Plutôt qu’une invasion à grande échelle du camp de réfugiés de Jénine, il semble qu’Israël ait décidé de s’attaquer à Gaza, où les factions de la résistance palestinienne sont bien plus présentes
Les sœurs d’Amjad Al-Fayed pleurent ce Palestinien de 17 ans lors de ses funérailles dans le camp de réfugiés de Jénine, le 21 mai 2022 (AFP)
Les sœurs d’Amjad Al-Fayed pleurent ce Palestinien de 17 ans lors de ses funérailles dans le camp de réfugiés de Jénine, le 21 mai 2022 (AFP)

La guerre d’Israël contre les mouvements de la résistance palestinienne (y compris le Jihad islamique à Gaza) n’a pas commencé il y a quelques jours. Elle a lieu depuis des mois à Jénine.

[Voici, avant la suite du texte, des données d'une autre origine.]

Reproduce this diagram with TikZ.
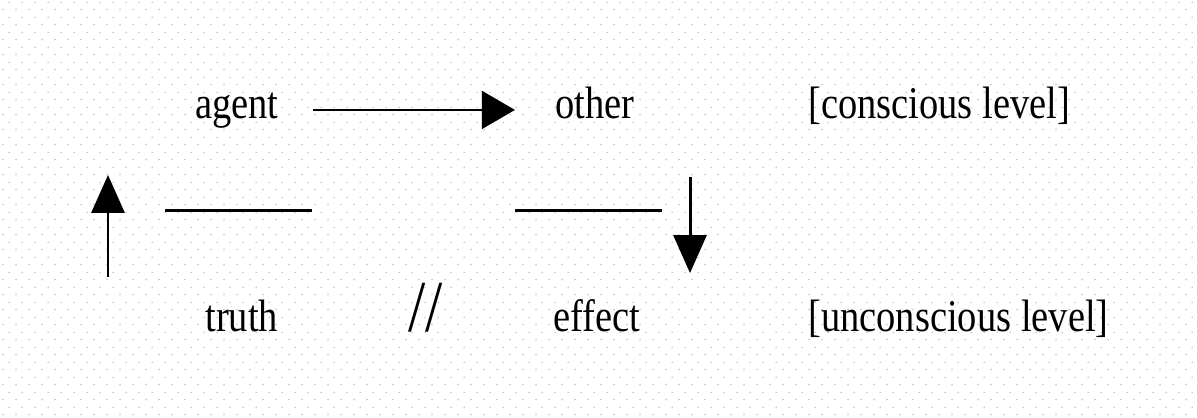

Il y a une guerre à Jénine, m’a dit il y a trois semaines un propriétaire de café lors de ma visite dans cette ville du Nord de la Cisjordanie occupée. Lorsque je lui ai demandé de s’expliquer, il a répondu : « Israël mène une guerre de bombardements et d’assassinats dans la ville. Les gens ripostent, tandis que l’Autorité palestinienne [AP] reste les bras ballants à regarder. »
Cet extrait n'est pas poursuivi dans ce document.